Humans have a myriad of visible characteristics: height, weight, skin color, eye color and shape, hair color and type, shapes of facial features, and so on.
All these characteristics vary continuously.
If you see that data as points filling a high-dimensional cube, there's not going to be an empty space there.
Some areas are going to be denser than the others, but there are no gaps there.
What you try to do with "race" is you're trying to cluster this data.
But there really is only one cluster. Might as well call rand() a million times to get a bunch of points in 0..1, and cluster that.
Oh, but you've see black people! And white people!
Well yeah, but it's all those people filling the spaces in between any two points that make it impossible to draw the line.
The only way to draw the line is to make a call on where to draw it — that is, to make an arbitrary choice. Without it, your clustering algorithms would fail.
Yes, there are high-density peaks on this data, especially if you look at any single characteristic.
Yes, you can separate the peaks.
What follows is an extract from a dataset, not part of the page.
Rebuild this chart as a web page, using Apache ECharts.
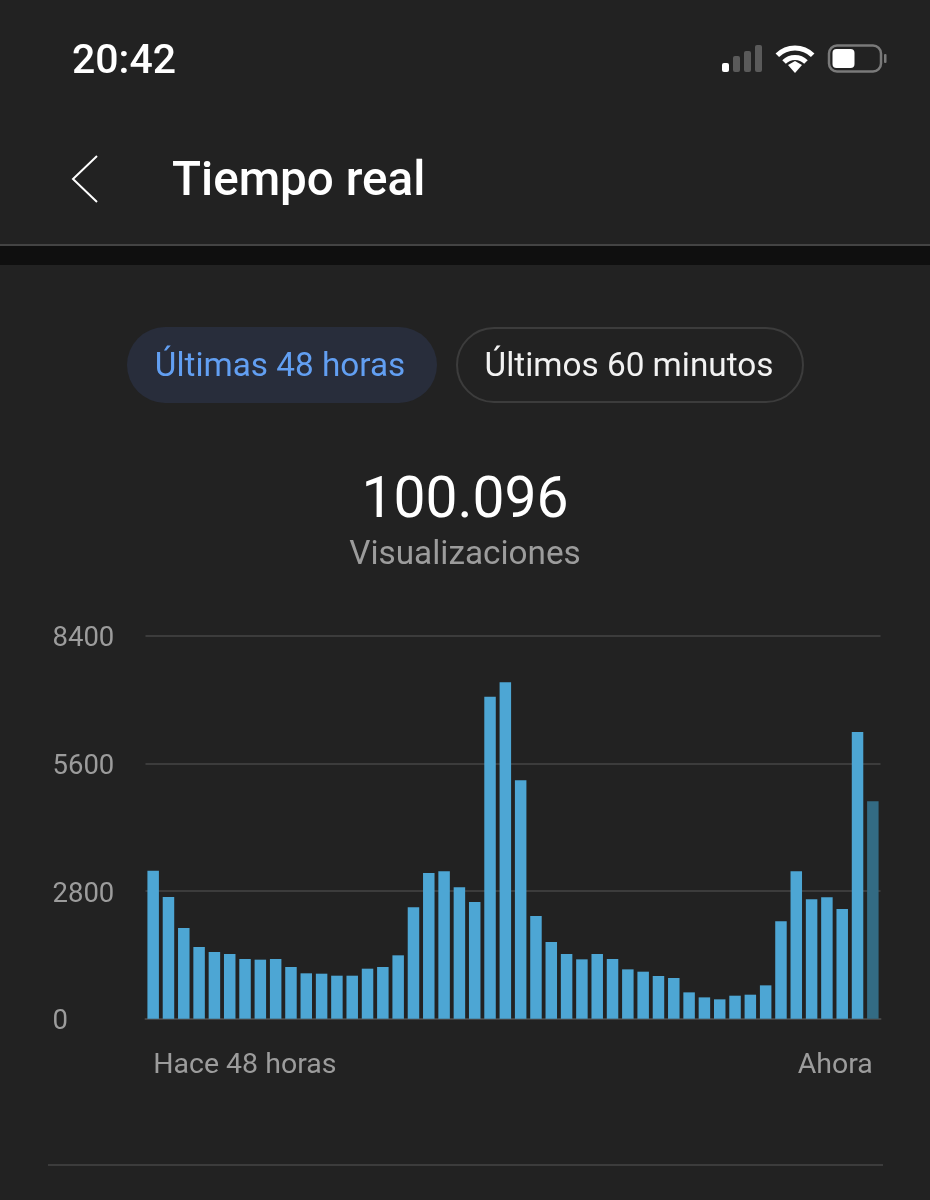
<!DOCTYPE html>
<html>
<head>
<meta charset="utf-8">
<style>html,body{margin:0;padding:0;background:#222}#c{width:930px;height:1200px}</style>
<script src="https://cdn.jsdelivr.net/npm/echarts@6/dist/echarts.min.js"></script>
</head>
<body>
<div id="c"></div>
<script>
var views = [3250,2672,1991,1574,1464,1420,1310,1296,1310,1135,996,988,944,944,1098,1135,1391,2445,3199,3235,2884,2562,7064,7386,5234,2255,1684,1420,1303,1420,1310,1083,1032,937,893,578,468,425,505,527,732,2137,3235,2621,2664,2408,6295,4773];
var firstLabel = 'Hace 48 horas';
var lastLabel = 'Ahora';
var yTicks = [0,2800,5600,8400];
var categories = views.map(function(_, i){ return i === 0 ? firstLabel : (i === views.length-1 ? lastLabel : ''); });
var FONT = 'Roboto';
function txt(x,y,s,size,color,weight,align){
  return {type:'text',x:x,y:y,silent:true,style:{text:s,fontFamily:FONT,fontSize:size,fill:color,fontWeight:weight||400,align:align||'left',verticalAlign:'middle'}};
}
function rect(x,y,w,h,fill,r,stroke,lw){
  var st={fill:fill||'transparent'}; if(stroke){st.stroke=stroke;st.lineWidth=lw||2;}
  return {type:'rect',silent:true,shape:{x:x,y:y,width:w,height:h,r:r||0},style:st};
}
function arc(cx,cy,r,c,w){
  return {type:'arc',silent:true,shape:{cx:cx,cy:cy,r:r,startAngle:-Math.PI*0.75,endAngle:-Math.PI*0.25},style:{fill:'none',stroke:c,lineWidth:w}};
}
var chrome = [
  txt(72,63,'20:42',41,'#ffffff',500),
  rect(722,63,7,9,'#ffffff',2), rect(733,56,7,16,'#5a5a5a',2), rect(744,51,7,21,'#5a5a5a',2), rect(755,45,7,27,'#5a5a5a',2),
  arc(795,73,25,'#ffffff',5),
  arc(795,73,15.5,'#ffffff',5),
  {type:'polygon',silent:true,shape:{points:[[788,65],[795,61],[802,65],[795,73]]},style:{fill:'#ffffff'}},
  rect(829,45.5,52,26,'transparent',8,'#7a7a7a',2.5),
  rect(832.5,49,22,19,'#ffffff',4),
  rect(884,54,2.5,9,'#7a7a7a',1),
  {type:'polyline',silent:true,shape:{points:[[97,156],[73,179],[97,202]]},style:{fill:'none',stroke:'#ffffff',lineWidth:2}},
  txt(172,183.5,'Tiempo real',47.6,'#ffffff',500),
  rect(0,244,930,2,'#444444'),
  rect(0,246,930,19,'#0f0f0f'),
  rect(127,327,310,76,'#282d3b',38),
  txt(280,368,'Últimas 48 horas',33.3,'#629ff2',400,'center'),
  rect(457,328,346,74,'transparent',37,'#3c3c3c',2),
  txt(629,368,'Últimos 60 minutos',33.3,'#f2f2f2',400,'center'),
  txt(465,502.5,'100.096',57,'#ffffff',400,'center'),
  txt(465,555.5,'Visualizaciones',33.3,'#9c9c9c',400,'center'),
  rect(48,1164,835,2,'#3c3c3c')
];
var chart = echarts.init(document.getElementById('c'), null, {renderer:'canvas'});
chart.setOption({
  animation:false,
  backgroundColor:'#222222',
  grid:{left:145.5,right:49.5,top:636,height:382.7,containLabel:false},
  xAxis:{type:'category',data:categories,boundaryGap:true,
    axisLine:{show:true,lineStyle:{color:'#444444',width:2}},axisTick:{show:false},
    axisLabel:{interval:0,hideOverlap:false,color:'#9c9c9c',fontFamily:FONT,fontSize:28.5,margin:33,alignMinLabel:'left',alignMaxLabel:'right'}},
  yAxis:{type:'value',min:yTicks[0],max:yTicks[3],interval:yTicks[1],
    axisLine:{show:false},axisTick:{show:false},
    splitLine:{show:true,lineStyle:{color:'#3c3c3c',width:2}},
    axisLabel:{align:'left',margin:93,formatter:function(v){return '{v|'+v+'}';},
      rich:{v:{color:'#9c9c9c',fontFamily:FONT,fontSize:27.5,padding:[7,0,0,0]}}}},
  series:[{type:'bar',barWidth:11.5,silent:true,
    data:views.map(function(v,i){ return {value:v,itemStyle:{color:i===views.length-1?'#336b84':'#4da6d4'}}; })}],
  graphic:{elements:chrome}
});
</script>
</body>
</html>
But deciding on where to put the the threshold is choice — a social construct — that can leaves a lot of points without a "race" label (which race is Irish - Mexican?) and/or change which peaks make the cutoff (are Armenians a race, or noise in the dataset?).
>Maybe if diseases are distributed differently across different races, it can make testing and treating them more cost effective
The scientists have two options:
A) Look at the original data which you used to assign the race label (skin color, hair type, etc), and see if there's any correlation of that data with diseases
B)Look at the data, cluster it using an arbitrary choice to be able to get more than one cluster, ignore a lot of people below the threshold, assign the labels, IGNORE THE RAW DATA, and then look for correlations between labels and diseases.
Which approach do you think is more scientific?